A key element in a PKI is a Certificate Authority.
Certificate Authority
A Certificate Authority (CA, pronounced “cah”) issues, manages, validates, and revokes certificates. In some contexts, you might see a CA referred to as a certification authority, but they are the same thing. CAs can be very large, such as VeriSign, which is a public CA. A CA can also be very small, such as a single service running on a server in a domain.
Public CAs make money by selling certificates. For this to work, the public CA must be trusted. Certificates issued by the CA are trusted as long as the CA is trusted.

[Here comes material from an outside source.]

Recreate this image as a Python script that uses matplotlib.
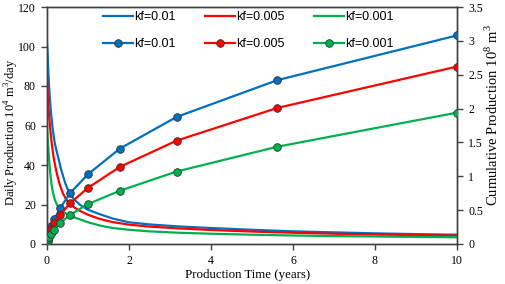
import matplotlib
matplotlib.use("Agg")
import matplotlib.pyplot as plt
from matplotlib.lines import Line2D

# Daily production (10^4 m3/day), left axis
t_blue_d = [0, 0.01, 0.03, 0.05, 0.075, 0.1, 0.14, 0.19, 0.24, 0.29, 0.34, 0.39, 0.45, 0.53, 0.65,
            0.8, 1.0, 1.3, 1.6, 2.0, 2.5, 3.2, 4, 5, 6, 7, 8, 9, 10]
q_blue = [102, 98, 88, 80, 72, 66, 58, 51, 46.5, 42.5, 38, 34.5, 30.5, 26.5, 22.8,
          19.9, 17.3, 15, 12.9, 11, 9.9, 8.9, 8.1, 7.2, 6.4, 5.9, 5.4, 5.0, 4.7]
t_red_d = [0, 0.01, 0.025, 0.04, 0.07, 0.115, 0.16, 0.21, 0.26, 0.32, 0.39, 0.47, 0.56, 0.68,
           0.8, 1.0, 1.3, 1.6, 2, 2.5, 3.2, 4, 5, 6, 7, 8, 9, 10]
q_red = [84, 79, 73, 68, 60, 51, 44, 38.5, 34, 29.5, 25.5, 22.5, 20.3, 18.3,
         16.8, 14.8, 12.6, 11.1, 9.8, 8.8, 7.9, 7.1, 6.3, 5.7, 5.2, 4.8, 4.5, 4.3]
t_green_d = [0, 0.01, 0.025, 0.05, 0.07, 0.09, 0.115, 0.146, 0.19, 0.24, 0.3, 0.4, 0.53, 0.65,
             0.8, 1.0, 1.3, 1.6, 2, 2.5, 3.2, 4, 5, 6, 7, 8, 9, 10]
q_green = [60, 56, 51, 43, 38, 34, 29.5, 26, 22.5, 20, 18, 16.2, 14.6, 13.6,
           12.5, 11, 9.3, 8.1, 7.2, 6.4, 5.7, 5.2, 4.7, 4.3, 4.0, 3.8, 3.6, 3.4]

# Cumulative production (10^8 m3), right axis
t_cum = [0, 0.0056, 0.01, 0.018, 0.032, 0.056, 0.1, 0.18, 0.32, 0.56, 1.0, 1.78, 3.16, 5.62, 10.0]
c_blue = [0, 0.042, 0.064, 0.091, 0.129, 0.183, 0.26, 0.37, 0.527, 0.75, 1.03, 1.41, 1.876, 2.42, 3.08]
c_red = [0, 0.034, 0.05, 0.072, 0.105, 0.15, 0.217, 0.306, 0.43, 0.60, 0.83, 1.14, 1.526, 2.01, 2.62]
c_green = [0, 0.023, 0.034, 0.05, 0.072, 0.105, 0.15, 0.207, 0.306, 0.43, 0.59, 0.787, 1.07, 1.437, 1.94]

labels = ["kf=0.01", "kf=0.005", "kf=0.001"]
colors = ["#0070C0", "#FF0000", "#00B050"]

serif = ["Liberation Serif", "DejaVu Serif"]
plt.rcParams["font.family"] = serif
plt.rcParams["mathtext.fontset"] = "custom"
plt.rcParams["mathtext.rm"] = "Liberation Serif"

fig = plt.figure(figsize=(5.05, 2.84), dpi=100)
ax = fig.add_axes([47/505, 40/284, 410/505, 237/284])
ax2 = ax.twinx()

lw = 1.6
for t, q, c in [(t_blue_d, q_blue, colors[0]), (t_red_d, q_red, colors[1]), (t_green_d, q_green, colors[2])]:
    ax.plot(t, q, color=c, lw=lw, zorder=3)
for c_vals, c in [(c_blue, colors[0]), (c_red, colors[1]), (c_green, colors[2])]:
    ax2.plot(t_cum, c_vals, color=c, lw=lw, marker="o", ms=5.5,
             markeredgecolor="#333333", markeredgewidth=0.6, zorder=3)

ax.set_xlim(0, 10)
ax.set_ylim(0, 120)
ax2.set_ylim(0, 3.5)
ax.set_xticks([0, 2, 4, 6, 8, 10])
ax.set_yticks(range(0, 121, 20))
ax2.set_yticks([0, 0.5, 1, 1.5, 2, 2.5, 3, 3.5])
ax2.set_yticklabels(["0", "0.5", "1", "1.5", "2", "2.5", "3", "3.5"])

spine_c = "#404040"
for a in (ax, ax2):
    for s in a.spines.values():
        s.set_color(spine_c)
        s.set_linewidth(1.0)
    a.tick_params(direction="out", length=4, width=1.0, color=spine_c, labelsize=8.5,
                  labelcolor="black", pad=4)

ax.set_xlabel("Production Time (years)", fontsize=9.3, va="center")
ax.xaxis.set_label_coords((248 - 47) / 410, -(275 - 244) / 237)
ax.set_ylabel("Daily Production 10$^4$ m$^3$/day", fontsize=9, va="center")
ax.yaxis.set_label_coords(-(47 - 12) / 410, (244 - 132) / 237)
ax2.set_ylabel("Cumulative Production 10$^8$ m$^3$", fontsize=10.5, va="center")
ax2.yaxis.set_label_coords((492 - 47) / 410, (244 - 115) / 237)

handles = []
for lab, c in zip(labels, colors):
    handles.append(Line2D([], [], color=c, lw=lw))
    handles.append(Line2D([], [], color=c, lw=lw, marker="o", ms=5.5,
                          markeredgecolor="#333333", markeredgewidth=0.6))
leg_labels = []
for lab in labels:
    leg_labels += [lab, lab]
leg = ax2.legend(handles, leg_labels, ncol=3, loc="upper left",
                 bbox_to_anchor=(0.11, 1.03), frameon=False,
                 prop={"family": ["Liberation Sans", "DejaVu Sans"], "size": 9},
                 handlelength=2.35, handletextpad=0.1, columnspacing=2.4,
                 labelspacing=1.2)

fig.savefig("out.png", dpi=100)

This is similar to how a driver’s license is trusted. The Department of Motor Vehicles (DMV) issues driver’s licenses after validating a person’s identity. If you want to cash a check, you may present your driver’s license to prove your identity. Businesses trust the DMV, so they trust the driver’s license. On the other hand, if you purchased an ID from Gibson’s Instant IDs, businesses may not trust it.
Although we may trust the DMV, why would a computer trust a CA? The answer is based on the certificate trust path.
Certificate Trust Paths and Trust Models
CAs are trusted by placing a copy of their root certificate into a trusted root CA store. The root certificate is the first certificate created by the CA that identifies it, and the store is just a collection of these root certificates. If the CA’s root certificate is placed in this store, all certificates issued by this CA are trusted.
The following figure shows the Trusted Root Certification Authority store from Internet Explorer. You can see that there are many certificates from many different CAs. VeriSign is a popular CA, so I scrolled down to show root certificates from VeriSign.
Trusted Root Certification Authorities
Public CAs such as VeriSign negotiate with web browser developers to have their certificates included with the web browser. This way, any certificates that they sell to businesses are automatically trusted.
The most common trust model is the hierarchical trust model, also known as a centralized trust model. In this model, the public CA creates the first CA, known as the root CA. If the organization is large, it can create child CAs. A large trust chain works like this:
- The root CA issues certificates to intermediate CAs.
- Intermediate CAs issue certificates to child CAs.
- Child CAs issue certificates to devices or end users.
In a small organization, the root CA can simply issue certificates to the devices and end users. It’s not necessary to have intermediate and child CAs.
Another type of trust model is a web of trust or decentralized trust model, sometimes used with PGP and GPG. A web of trust uses self-signed certificates, and a third party vouches for these certificates. For example, if five of your friends trust a certificate, you can trust the certificate. If the third party is a reliable source, the web of trust provides a secure alternative. However, if the third party does not adequately verify certificates, it can result in the use of certificates that shouldn’t be trusted.
Q. An organization is planning to implement an internal PKI for smart cards. Which of the following should the organization do FIRST?
A. Install a CA.
B. Generate key pairs.
C. Generate a certificate.
D. Identify a recovery agent.
Answer is A. A Public Key Infrastructure (PKI) requires a certification authority (CA), so a CA should be installed first. Smart cards require certificates and would be issued by the CA.
After installing the CA, you can generate key pairs to be used with certificates issued by the CA.
A recovery agent can be identified, but it isn’t required to be done as a first step for a CA.